= Whitehall rowboat =

American lapstrake-built rowboat

A Whitehall rowboat

A Whitehall rowboat is a style of lapstrake-built rowboat developed in the United States in the 19th century. The basic design is much older and of European ancestry. It strongly resembles a sailing ship's gig or a Thames river wherry used by watermen as a taxi service. They were first made in the U.S. at the foot of Whitehall Street in New York City to ferry goods, and people to ships in New York Harbor.

The boats range from 14 to 22 ft in length, the larger requiring two people to row them. The 25 ft Whitehall gig requires four rowers and a coxswain for a crew of five.

==History==
The Whitehall rowboat was the first boat to be constructed in an inverted-hull set-up to speed up the manufacturing process.

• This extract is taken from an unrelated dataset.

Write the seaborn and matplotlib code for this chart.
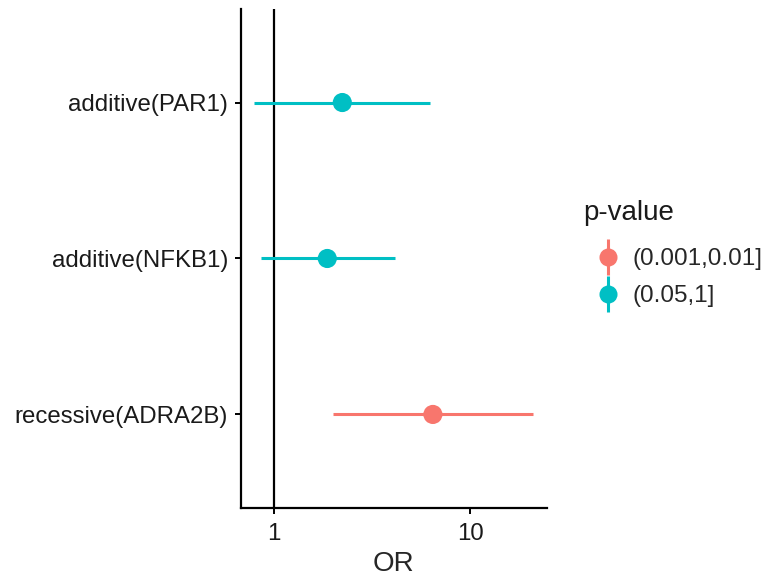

The hull shape is characterized by a nearly straight stem, and slight flare to the bow, rounded sides, with a keel running the entire length of the bottom and a distinctive wine glass transom with a full skeg. Considered one of the most beautiful row-boats, they are designed to handle the harbor chop and yet track straight. Speed was the issue with these boats, as the first to the ship with the goods generally received most of the sales. Later the shore patrol used these boats for customs, police issues, water taxi, and newspaper reporting.

Whitehalls in the early 20th century were a popular recreational boat and were known as the "bicycle of the sea". A beginning rower finds it easier to row this design in a straight line because of the tracking type keel. Turning requires stronger strokes on one side, and by braking with one oar and pulling with the other the boat can be turned in its own length.

==Today==
Whitehall designs are currently being built in wood, and also manufactured fiberglass usually with wood trims, and more recently thermoformed in co-polymer plastic. These boats are either traditional fixed seat row boats or slide seat rowing boats. Some models or also including sailing rigs. Many designs are mistakenly being called Whitehalls when they are not actually true to the design criteria. The Mystic Seaport Maritime Museum has a comprehensive collection of authentic Whitehall lines.

The Village Community Boathouse in New York City has dedicated its boatbuilding program to almost exclusively building and restoring wooden Whitehall Gigs. They have built dozens over the last decade, most of which are available for free public use at their boathouse on Pier 40 while others have been loaned or donated to sister organizations.